▶ _Problem_
Give again, word for word, the lines below that run from the line with "Write the Chart.js code for this chart." through the line with "var seasons = ['Fall', 'Winter', 'Spring'];". Drop the pictures.

[Records with drawing code]
================

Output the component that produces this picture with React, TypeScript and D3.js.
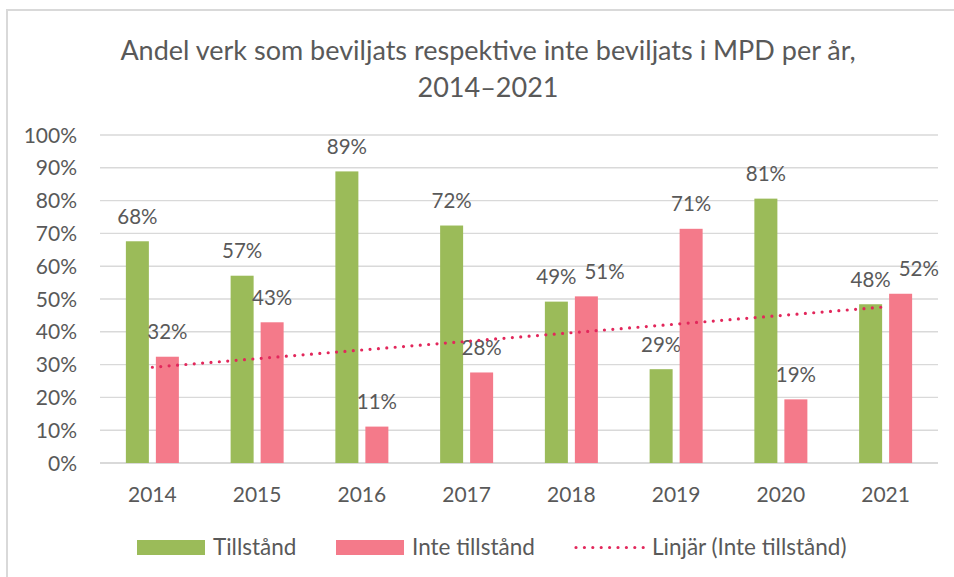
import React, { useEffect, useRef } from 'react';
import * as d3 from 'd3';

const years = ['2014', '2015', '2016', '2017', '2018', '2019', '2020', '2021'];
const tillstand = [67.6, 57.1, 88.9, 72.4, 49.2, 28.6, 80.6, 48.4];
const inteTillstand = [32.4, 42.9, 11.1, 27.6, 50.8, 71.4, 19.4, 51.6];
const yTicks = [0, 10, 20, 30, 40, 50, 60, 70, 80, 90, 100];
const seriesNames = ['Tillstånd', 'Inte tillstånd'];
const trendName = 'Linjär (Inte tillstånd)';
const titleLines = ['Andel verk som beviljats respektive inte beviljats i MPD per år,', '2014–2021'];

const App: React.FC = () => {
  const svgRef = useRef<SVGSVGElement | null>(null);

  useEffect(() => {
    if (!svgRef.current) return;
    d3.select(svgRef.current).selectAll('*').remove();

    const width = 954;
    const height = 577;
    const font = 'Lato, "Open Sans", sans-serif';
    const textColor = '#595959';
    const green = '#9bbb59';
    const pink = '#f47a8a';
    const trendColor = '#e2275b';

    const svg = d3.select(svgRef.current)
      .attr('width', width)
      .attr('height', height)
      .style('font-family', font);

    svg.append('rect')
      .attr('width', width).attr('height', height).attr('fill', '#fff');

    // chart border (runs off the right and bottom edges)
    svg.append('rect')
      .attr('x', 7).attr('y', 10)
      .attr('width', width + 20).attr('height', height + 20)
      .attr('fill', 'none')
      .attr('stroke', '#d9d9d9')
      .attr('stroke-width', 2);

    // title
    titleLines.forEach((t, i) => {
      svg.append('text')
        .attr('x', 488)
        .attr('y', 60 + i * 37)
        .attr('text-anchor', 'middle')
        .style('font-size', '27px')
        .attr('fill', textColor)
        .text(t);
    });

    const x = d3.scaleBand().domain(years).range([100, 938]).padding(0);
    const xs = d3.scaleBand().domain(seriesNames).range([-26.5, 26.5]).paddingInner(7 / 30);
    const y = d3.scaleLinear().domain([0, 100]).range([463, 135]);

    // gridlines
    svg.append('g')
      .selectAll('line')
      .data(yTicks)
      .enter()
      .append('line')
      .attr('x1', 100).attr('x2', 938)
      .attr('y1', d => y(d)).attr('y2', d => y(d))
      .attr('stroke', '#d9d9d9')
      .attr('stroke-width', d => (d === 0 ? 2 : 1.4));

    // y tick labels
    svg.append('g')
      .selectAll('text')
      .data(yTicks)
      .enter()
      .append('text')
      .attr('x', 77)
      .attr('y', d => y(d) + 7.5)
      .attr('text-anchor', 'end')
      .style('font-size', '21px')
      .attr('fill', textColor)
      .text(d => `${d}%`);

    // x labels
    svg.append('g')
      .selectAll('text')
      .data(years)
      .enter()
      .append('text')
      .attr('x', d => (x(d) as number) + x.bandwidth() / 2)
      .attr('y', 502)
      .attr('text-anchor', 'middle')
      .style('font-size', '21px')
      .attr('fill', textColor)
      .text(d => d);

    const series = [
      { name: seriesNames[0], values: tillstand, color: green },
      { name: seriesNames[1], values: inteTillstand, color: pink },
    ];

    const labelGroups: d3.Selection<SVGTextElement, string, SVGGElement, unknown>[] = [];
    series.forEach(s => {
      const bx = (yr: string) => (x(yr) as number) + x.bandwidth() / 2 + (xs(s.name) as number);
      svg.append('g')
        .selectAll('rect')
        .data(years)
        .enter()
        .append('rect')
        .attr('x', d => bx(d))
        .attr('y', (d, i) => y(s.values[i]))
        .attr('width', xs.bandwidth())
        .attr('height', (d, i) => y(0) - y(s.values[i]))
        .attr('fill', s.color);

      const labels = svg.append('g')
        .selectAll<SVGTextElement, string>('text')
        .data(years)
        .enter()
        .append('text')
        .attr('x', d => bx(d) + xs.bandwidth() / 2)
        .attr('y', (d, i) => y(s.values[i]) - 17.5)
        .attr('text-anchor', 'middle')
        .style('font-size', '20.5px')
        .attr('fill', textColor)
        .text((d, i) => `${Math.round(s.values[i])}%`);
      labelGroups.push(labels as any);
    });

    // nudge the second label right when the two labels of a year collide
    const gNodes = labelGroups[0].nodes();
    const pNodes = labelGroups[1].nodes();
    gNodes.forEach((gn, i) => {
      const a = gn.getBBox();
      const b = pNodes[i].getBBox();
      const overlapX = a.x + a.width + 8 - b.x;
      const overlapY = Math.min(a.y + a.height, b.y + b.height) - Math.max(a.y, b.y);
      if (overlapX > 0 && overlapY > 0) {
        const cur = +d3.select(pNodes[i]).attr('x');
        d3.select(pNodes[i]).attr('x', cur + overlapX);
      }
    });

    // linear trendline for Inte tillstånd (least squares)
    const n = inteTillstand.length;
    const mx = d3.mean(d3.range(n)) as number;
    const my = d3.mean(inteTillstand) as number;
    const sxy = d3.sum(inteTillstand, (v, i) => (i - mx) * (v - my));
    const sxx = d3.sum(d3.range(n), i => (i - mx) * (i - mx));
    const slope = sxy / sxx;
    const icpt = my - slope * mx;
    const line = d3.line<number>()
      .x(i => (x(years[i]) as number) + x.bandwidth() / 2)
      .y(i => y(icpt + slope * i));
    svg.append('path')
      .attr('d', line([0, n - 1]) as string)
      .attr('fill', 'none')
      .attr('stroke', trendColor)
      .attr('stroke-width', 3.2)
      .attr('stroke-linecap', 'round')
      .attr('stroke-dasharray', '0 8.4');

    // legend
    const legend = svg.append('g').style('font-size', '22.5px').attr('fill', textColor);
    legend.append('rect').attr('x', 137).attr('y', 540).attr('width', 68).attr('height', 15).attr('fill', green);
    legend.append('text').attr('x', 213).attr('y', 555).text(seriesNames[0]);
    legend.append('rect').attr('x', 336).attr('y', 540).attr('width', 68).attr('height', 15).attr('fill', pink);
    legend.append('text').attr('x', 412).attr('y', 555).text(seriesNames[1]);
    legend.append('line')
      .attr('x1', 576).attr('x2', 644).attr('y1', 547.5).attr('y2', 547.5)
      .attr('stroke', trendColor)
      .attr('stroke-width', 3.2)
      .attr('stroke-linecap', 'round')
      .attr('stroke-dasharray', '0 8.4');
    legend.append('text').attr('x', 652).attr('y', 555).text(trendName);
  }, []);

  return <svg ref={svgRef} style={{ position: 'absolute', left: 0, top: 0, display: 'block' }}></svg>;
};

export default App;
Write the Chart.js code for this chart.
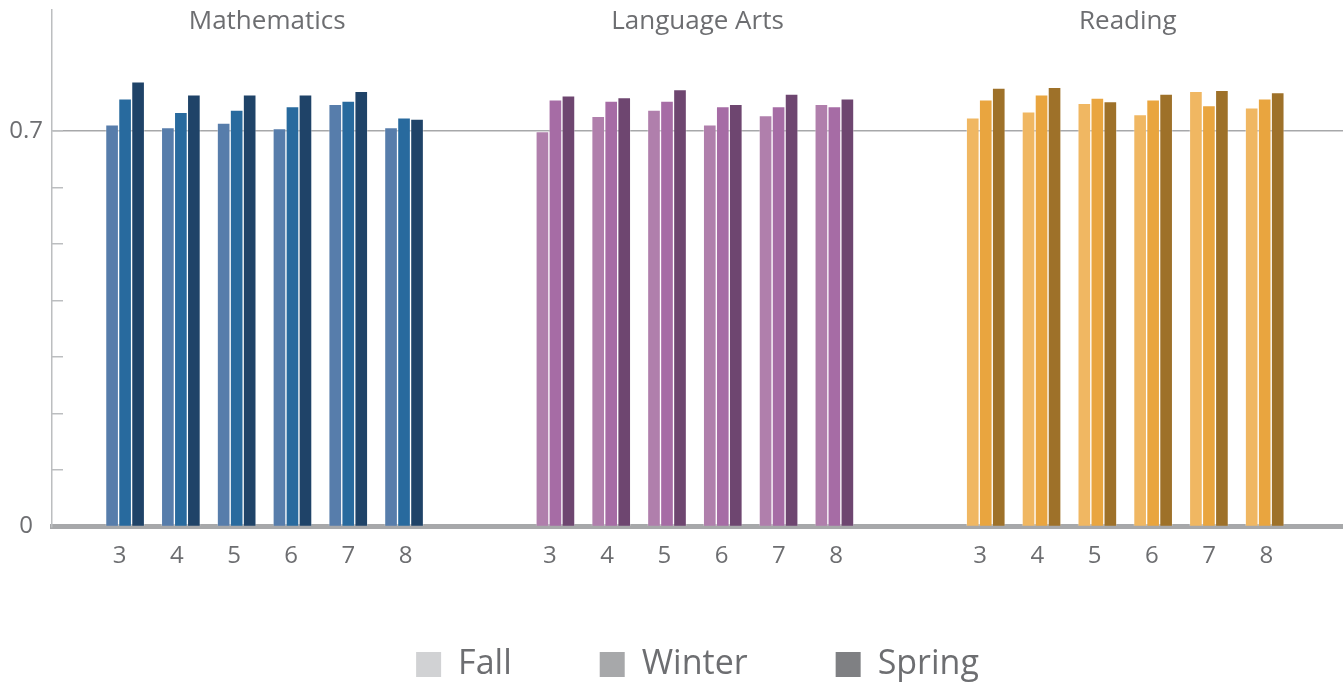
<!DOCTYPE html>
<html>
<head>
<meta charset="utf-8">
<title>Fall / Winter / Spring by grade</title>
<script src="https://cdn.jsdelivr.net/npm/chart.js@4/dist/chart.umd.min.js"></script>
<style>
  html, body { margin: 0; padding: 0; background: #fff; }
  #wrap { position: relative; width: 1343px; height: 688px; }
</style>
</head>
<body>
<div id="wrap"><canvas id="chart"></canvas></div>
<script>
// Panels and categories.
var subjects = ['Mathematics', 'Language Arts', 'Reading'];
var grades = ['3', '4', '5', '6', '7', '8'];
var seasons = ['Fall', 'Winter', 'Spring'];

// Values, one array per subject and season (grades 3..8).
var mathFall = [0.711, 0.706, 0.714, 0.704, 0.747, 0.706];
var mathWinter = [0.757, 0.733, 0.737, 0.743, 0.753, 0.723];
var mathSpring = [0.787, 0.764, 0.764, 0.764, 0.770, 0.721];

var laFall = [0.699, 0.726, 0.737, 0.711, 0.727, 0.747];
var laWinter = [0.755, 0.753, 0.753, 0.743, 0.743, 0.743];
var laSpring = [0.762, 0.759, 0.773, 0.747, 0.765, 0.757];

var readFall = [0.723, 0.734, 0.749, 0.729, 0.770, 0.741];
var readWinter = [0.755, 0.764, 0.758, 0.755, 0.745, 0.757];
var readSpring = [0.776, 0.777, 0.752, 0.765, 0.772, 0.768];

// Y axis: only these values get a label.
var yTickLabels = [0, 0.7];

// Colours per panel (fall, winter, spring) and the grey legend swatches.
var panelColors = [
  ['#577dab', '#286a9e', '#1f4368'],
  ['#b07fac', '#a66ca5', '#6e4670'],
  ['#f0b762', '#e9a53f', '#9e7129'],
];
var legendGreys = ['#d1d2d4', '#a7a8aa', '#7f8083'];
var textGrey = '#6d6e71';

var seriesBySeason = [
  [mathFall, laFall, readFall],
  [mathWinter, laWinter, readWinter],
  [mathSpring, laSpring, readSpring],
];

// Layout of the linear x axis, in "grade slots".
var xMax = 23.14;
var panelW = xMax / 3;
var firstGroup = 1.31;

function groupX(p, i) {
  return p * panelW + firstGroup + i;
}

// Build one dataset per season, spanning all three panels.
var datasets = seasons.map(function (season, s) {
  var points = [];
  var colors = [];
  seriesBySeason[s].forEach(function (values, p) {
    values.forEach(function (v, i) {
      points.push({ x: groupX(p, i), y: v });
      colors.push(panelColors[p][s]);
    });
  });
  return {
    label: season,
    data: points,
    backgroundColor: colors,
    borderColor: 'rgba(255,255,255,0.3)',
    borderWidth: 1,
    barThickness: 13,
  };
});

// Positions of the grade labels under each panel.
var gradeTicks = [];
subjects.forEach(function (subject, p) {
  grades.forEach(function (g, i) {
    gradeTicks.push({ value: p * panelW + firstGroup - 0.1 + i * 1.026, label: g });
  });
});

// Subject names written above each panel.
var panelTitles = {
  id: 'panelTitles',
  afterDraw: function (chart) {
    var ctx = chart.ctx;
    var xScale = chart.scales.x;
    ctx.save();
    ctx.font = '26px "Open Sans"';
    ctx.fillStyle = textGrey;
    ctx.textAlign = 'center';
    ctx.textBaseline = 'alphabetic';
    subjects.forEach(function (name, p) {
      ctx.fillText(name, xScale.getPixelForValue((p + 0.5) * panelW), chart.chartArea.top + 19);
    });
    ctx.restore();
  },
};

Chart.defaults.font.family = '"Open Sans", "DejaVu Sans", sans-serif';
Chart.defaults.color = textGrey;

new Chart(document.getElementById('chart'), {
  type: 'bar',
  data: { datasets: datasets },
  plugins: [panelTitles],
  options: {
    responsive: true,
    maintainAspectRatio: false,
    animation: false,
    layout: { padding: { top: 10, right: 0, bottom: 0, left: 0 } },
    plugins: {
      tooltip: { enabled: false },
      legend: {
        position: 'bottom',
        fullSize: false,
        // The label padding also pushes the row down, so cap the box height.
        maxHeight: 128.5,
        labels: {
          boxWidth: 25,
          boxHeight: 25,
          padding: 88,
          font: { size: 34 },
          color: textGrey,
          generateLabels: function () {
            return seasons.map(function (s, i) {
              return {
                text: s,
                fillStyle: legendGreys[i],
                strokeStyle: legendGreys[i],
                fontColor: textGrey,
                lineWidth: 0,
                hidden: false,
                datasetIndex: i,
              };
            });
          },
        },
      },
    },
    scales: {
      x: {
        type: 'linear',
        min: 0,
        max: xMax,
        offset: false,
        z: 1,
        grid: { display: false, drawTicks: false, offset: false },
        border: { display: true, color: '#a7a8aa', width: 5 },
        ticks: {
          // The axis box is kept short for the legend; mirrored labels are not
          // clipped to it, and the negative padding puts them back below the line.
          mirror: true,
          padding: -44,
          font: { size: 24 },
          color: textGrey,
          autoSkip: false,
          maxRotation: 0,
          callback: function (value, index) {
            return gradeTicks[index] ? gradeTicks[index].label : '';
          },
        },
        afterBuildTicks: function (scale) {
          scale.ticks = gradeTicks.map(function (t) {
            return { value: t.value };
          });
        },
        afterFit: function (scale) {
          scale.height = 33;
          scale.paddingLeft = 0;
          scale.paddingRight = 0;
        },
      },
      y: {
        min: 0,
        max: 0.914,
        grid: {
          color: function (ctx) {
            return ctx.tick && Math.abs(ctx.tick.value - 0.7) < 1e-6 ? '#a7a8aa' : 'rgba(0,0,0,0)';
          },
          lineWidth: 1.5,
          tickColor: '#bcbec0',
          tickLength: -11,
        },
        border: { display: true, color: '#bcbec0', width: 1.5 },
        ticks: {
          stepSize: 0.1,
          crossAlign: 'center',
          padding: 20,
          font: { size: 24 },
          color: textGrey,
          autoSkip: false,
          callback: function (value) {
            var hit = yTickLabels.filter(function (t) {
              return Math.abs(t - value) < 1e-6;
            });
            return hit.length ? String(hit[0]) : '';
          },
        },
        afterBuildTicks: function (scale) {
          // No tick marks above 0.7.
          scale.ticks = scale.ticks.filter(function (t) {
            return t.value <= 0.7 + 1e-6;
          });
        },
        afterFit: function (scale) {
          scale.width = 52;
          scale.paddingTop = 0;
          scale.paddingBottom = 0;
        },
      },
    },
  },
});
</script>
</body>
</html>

================

▶ _Response to this task_
Write the Chart.js code for this chart.
<!DOCTYPE html>
<html>
<head>
<meta charset="utf-8">
<title>Fall / Winter / Spring by grade</title>
<script src="https://cdn.jsdelivr.net/npm/chart.js@4/dist/chart.umd.min.js"></script>
<style>
  html, body { margin: 0; padding: 0; background: #fff; }
  #wrap { position: relative; width: 1343px; height: 688px; }
</style>
</head>
<body>
<div id="wrap"><canvas id="chart"></canvas></div>
<script>
// Panels and categories.
var subjects = ['Mathematics', 'Language Arts', 'Reading'];
var grades = ['3', '4', '5', '6', '7', '8'];
var seasons = ['Fall', 'Winter', 'Spring'];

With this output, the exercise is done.